N’DJAMENA (Reuters) – Chad’s Council of Ministers on Monday declared a state of emergency in three provinces amid fighting between rival ethnic groups, a government spokesman said in a statement.
The state of emergency is in place in the western Tibesti region bordering Niger and the eastern Sila and Ouaddai regions bordering Sudan. It will run from Tuesday until Sept. 10, the statement said.
Clashes between semi-nomadic cattle herders of President Idriss Deby’s Zaghawa ethnic group and settled farmers mostly from the Ouaddian community have left at least 50 people dead in the past two weeks.
“This state of emergency will help maintain and restore public order and security, as well as permanent and effective control of our borders,” the statement said.

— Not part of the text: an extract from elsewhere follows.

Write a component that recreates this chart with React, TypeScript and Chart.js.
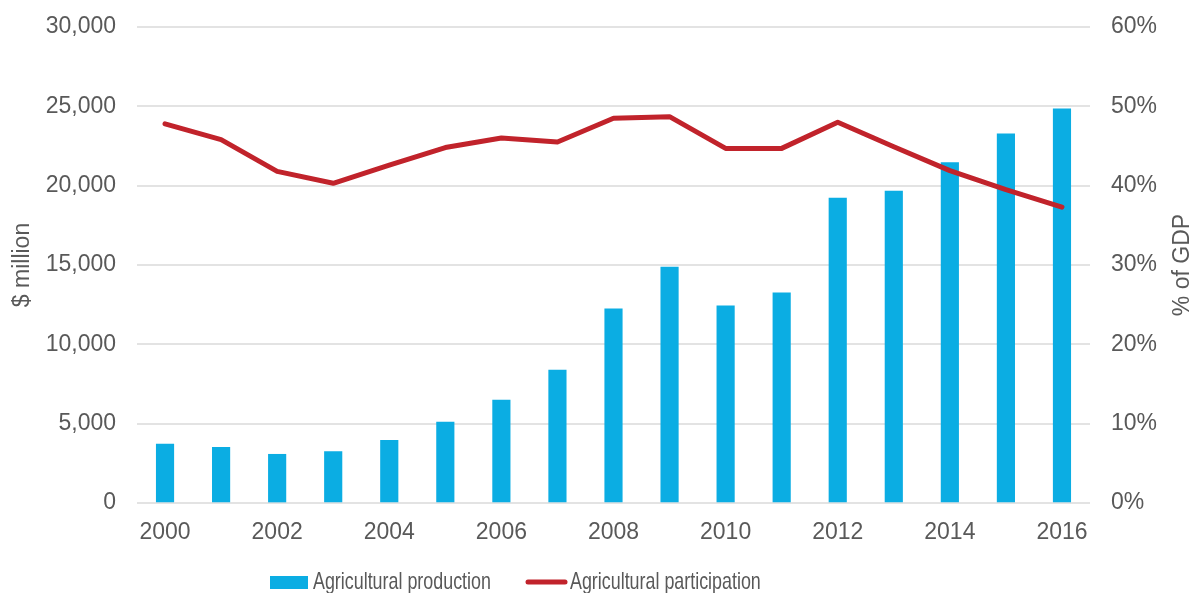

Chad, a vast country spanning a chunk of the Sahara desert and the grassy Sahel beneath it, is awash with weapons from conflict zones that surround it such as Libya, Central African Republic and Sudan.

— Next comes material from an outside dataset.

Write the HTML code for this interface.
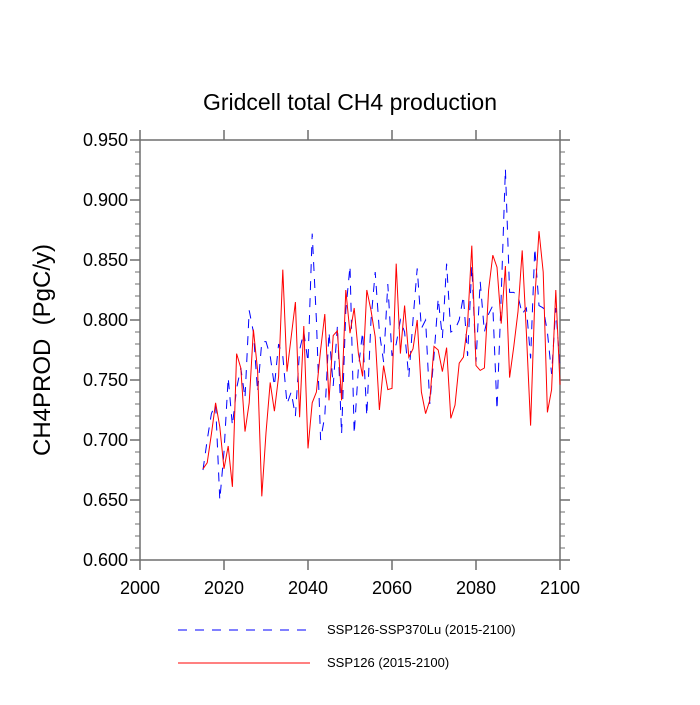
<!DOCTYPE html>
<html><head><meta charset="utf-8"><style>
body{margin:0;background:#fff}
svg text{font-family:"Liberation Sans",Arial,sans-serif}
</style></head><body>
<svg id="chart" width="700" height="700">
<text x="350" y="110" font-size="23" text-anchor="middle">Gridcell total CH4 production</text>
<text transform="translate(50,350) rotate(-90)" font-size="24" text-anchor="middle" xml:space="preserve">CH4PROD  (PgC/y)</text>
<g id="axes"></g>
<g id="series"></g>
<g>
<line x1="178" y1="630" x2="310" y2="630" stroke="#0000ff" stroke-dasharray="9,8"/>
<text x="327" y="634" font-size="13">SSP126-SSP370Lu (2015-2100)</text>
<line x1="178" y1="663" x2="310" y2="663" stroke="#ff0000"/>
<text x="327" y="667" font-size="13">SSP126 (2015-2100)</text>
</g>
</svg>
<script>
const years=[];for(let y=2015;y<=2100;y++)years.push(y);
const ssp126=[0.676,0.681,0.705,0.731,0.711,0.676,0.695,0.661,0.772,0.760,0.707,0.731,0.792,0.758,0.653,0.706,0.748,0.724,0.753,0.842,0.757,0.786,0.815,0.719,0.795,0.693,0.731,0.740,0.775,0.805,0.733,0.787,0.791,0.733,0.825,0.789,0.810,0.772,0.753,0.825,0.808,0.786,0.725,0.762,0.742,0.743,0.847,0.772,0.812,0.769,0.776,0.800,0.740,0.722,0.733,0.778,0.775,0.757,0.777,0.718,0.729,0.764,0.769,0.797,0.862,0.762,0.758,0.760,0.825,0.854,0.844,0.797,0.845,0.752,0.778,0.807,0.858,0.789,0.712,0.817,0.874,0.840,0.723,0.742,0.825,0.746];
const ssp126lu=[0.675,0.700,0.722,0.730,0.650,0.690,0.752,0.712,0.743,0.760,0.735,0.808,0.790,0.740,0.782,0.782,0.770,0.745,0.780,0.770,0.730,0.740,0.720,0.775,0.790,0.765,0.872,0.800,0.700,0.720,0.790,0.745,0.795,0.705,0.808,0.845,0.705,0.760,0.790,0.720,0.800,0.840,0.790,0.765,0.830,0.770,0.780,0.800,0.790,0.752,0.800,0.843,0.793,0.800,0.730,0.770,0.818,0.785,0.847,0.790,0.792,0.800,0.820,0.770,0.845,0.765,0.832,0.790,0.805,0.812,0.725,0.820,0.926,0.823,0.823,0.820,0.805,0.810,0.768,0.860,0.812,0.810,0.790,0.755,0.810,0.760];
const xTicks=[2000,2020,2040,2060,2080,2100];
const yTicks=["0.600","0.650","0.700","0.750","0.800","0.850","0.900","0.950"];
const NS="http://www.w3.org/2000/svg";
const X0=140,X1=560,Y0=560,Y1=140;
const xs=v=>X0+(v-2000)/100*(X1-X0);
const ys=v=>Y0-(v-0.6)/0.35*(Y0-Y1);
const AX='#6e6e6e';
function mk(tag,attrs,parent){const e=document.createElementNS(NS,tag);for(const k in attrs)e.setAttribute(k,attrs[k]);parent.appendChild(e);return e;}
const ax=document.getElementById('axes');
const frame=mk('rect',{x:X0,y:Y1,width:X1-X0,height:Y0-Y1,fill:'none',stroke:AX,'stroke-width':1.5},ax);


xTicks.forEach(y=>{
mk('line',{x1:xs(y),x2:xs(y),y1:Y0,y2:Y0+10,stroke:AX,'stroke-width':1.5},ax);
mk('line',{x1:xs(y),x2:xs(y),y1:Y1,y2:Y1-10,stroke:AX,'stroke-width':1.5},ax);});
for(let i=0;i<=35;i++){const v=0.6+i*0.01;const maj=(i%5===0);const L=maj?10:5;
mk('line',{x1:X0,x2:X0-L,y1:ys(v),y2:ys(v),stroke:AX,'stroke-width':maj?1.5:1},ax);
mk('line',{x1:X1,x2:X1+L,y1:ys(v),y2:ys(v),stroke:AX,'stroke-width':maj?1.5:1},ax);}
xTicks.forEach(t=>{const e=mk('text',{x:xs(t),y:Y0+34,'font-size':18,'text-anchor':'middle'},ax);e.textContent=t;

});
yTicks.forEach(t=>{const e=mk('text',{x:X0-12,y:ys(parseFloat(t))+6,'font-size':18,'text-anchor':'end'},ax);e.textContent=t;

});
const sg=document.getElementById('series');
function path(vals){return vals.map((v,i)=>(i?'L':'M')+xs(years[i]).toFixed(1)+','+ys(v).toFixed(1)).join('');}
const b=mk('path',{d:path(ssp126lu),fill:'none',stroke:'#0000ff','stroke-width':1,'stroke-dasharray':'9,8'},sg);


const r=mk('path',{d:path(ssp126),fill:'none',stroke:'#ff0000','stroke-width':1},sg);


</script>
</body></html>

The statement did not say whether the announcement would involve the deployment of troops.
But the armed forces already face security threats on multiple fronts, including a Boko Haram Islamist insurgency in its southwest, near Lake Chad, and a northern rebellion based in neighbouring Libya that French war planes in February intervened to halt.
Deby’s fight against Islamist militants – he has deployed troops to counter groups linked to al Qaeda and Islamic State in the Sahel and Lake Chad region – has strained the military, leaving it ill-equipped to tackle a new source of insecurity.
As with much of the region, Chad’s dry and difficult climate is a tinderbox for tensions between farmers and herders, each in need of rapidly shrinking amounts of land and water relative to an exploding population.